# crimping 2 power cables together



## amdfanboy (Mar 12, 2008)

I have 2 power cables, an amp, and a dual 12" sub.

My power cable is a little short, and I want to crimp about 1 ft. of the other one so its not as short.

The power cable I am using is 10Gauge, and the other power cable is an 8gauge.

I have a crimping tool, and I found a crimper thing that fits over both power cables.

I just want to know if its safe or not?


----------



## jaggerwild (May 21, 2007)

Hey Fan!
Best bet is to replace the cable from the battery to the fuse making it longer than you'll have no extra splices to deal with or worry about. If you still want to splice then use a pair of vise grips or cable cutters have the crimper tool also.


----------



## amdfanboy (Mar 12, 2008)

I wouldn't want to do that. I just want to add the extra ft. to the trunk so I can screw the amp to the sub. 

Is that a good Idea? I just need to know if anything will go wrong, like sparks, fire, ect.


----------



## amdfanboy (Mar 12, 2008)

bump bump


----------



## jaggerwild (May 21, 2007)

"I wouldn't want to do that. I just want to add the extra ft. to the trunk so I can screw the amp to the sub. 
Is that a good Idea? I just need to know if anything will go wrong, like sparks, fire, ect."

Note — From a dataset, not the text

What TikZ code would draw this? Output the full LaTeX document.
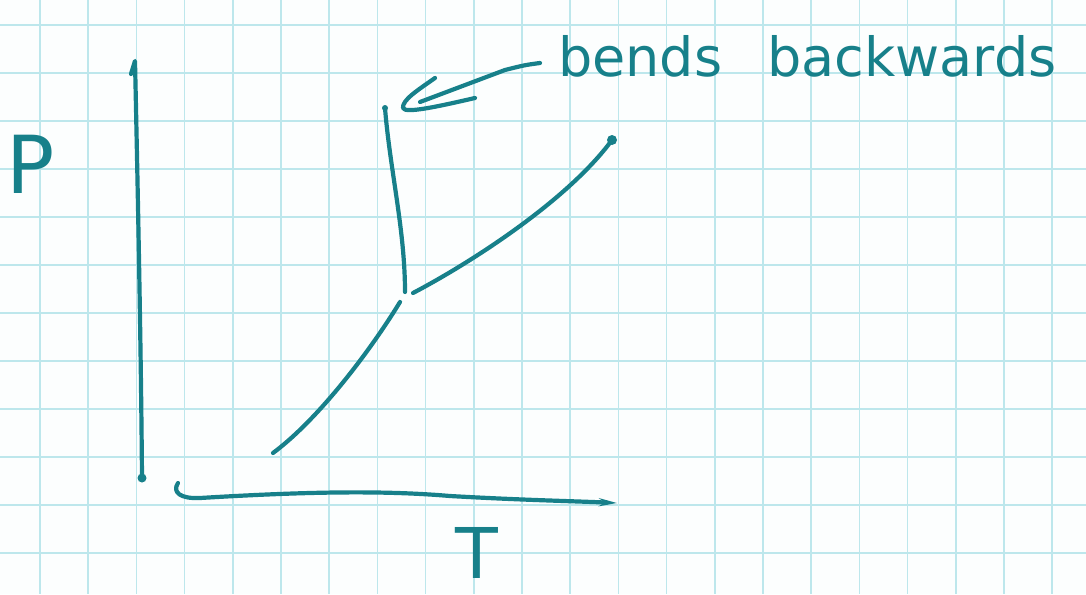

Why send me an E-mail when I come here freely? What do you want me to tell you your right when you not? 
If you do it your way it will look Ghetto, if you do it my way then you can pull the extra length to the trunk and it will look clean also.
Do not e-mail me again.........


----------



## carsey (Aug 19, 2006)

For the sake of a few quid (£20 here for 4 -8 gauge wire) you will have it done properly.

Risks are if you do it your way is that it could catch some bare metal, and short as any bare metal is negative ground.

So, there could be a chance of it going wrong if it hits bare metal.


----------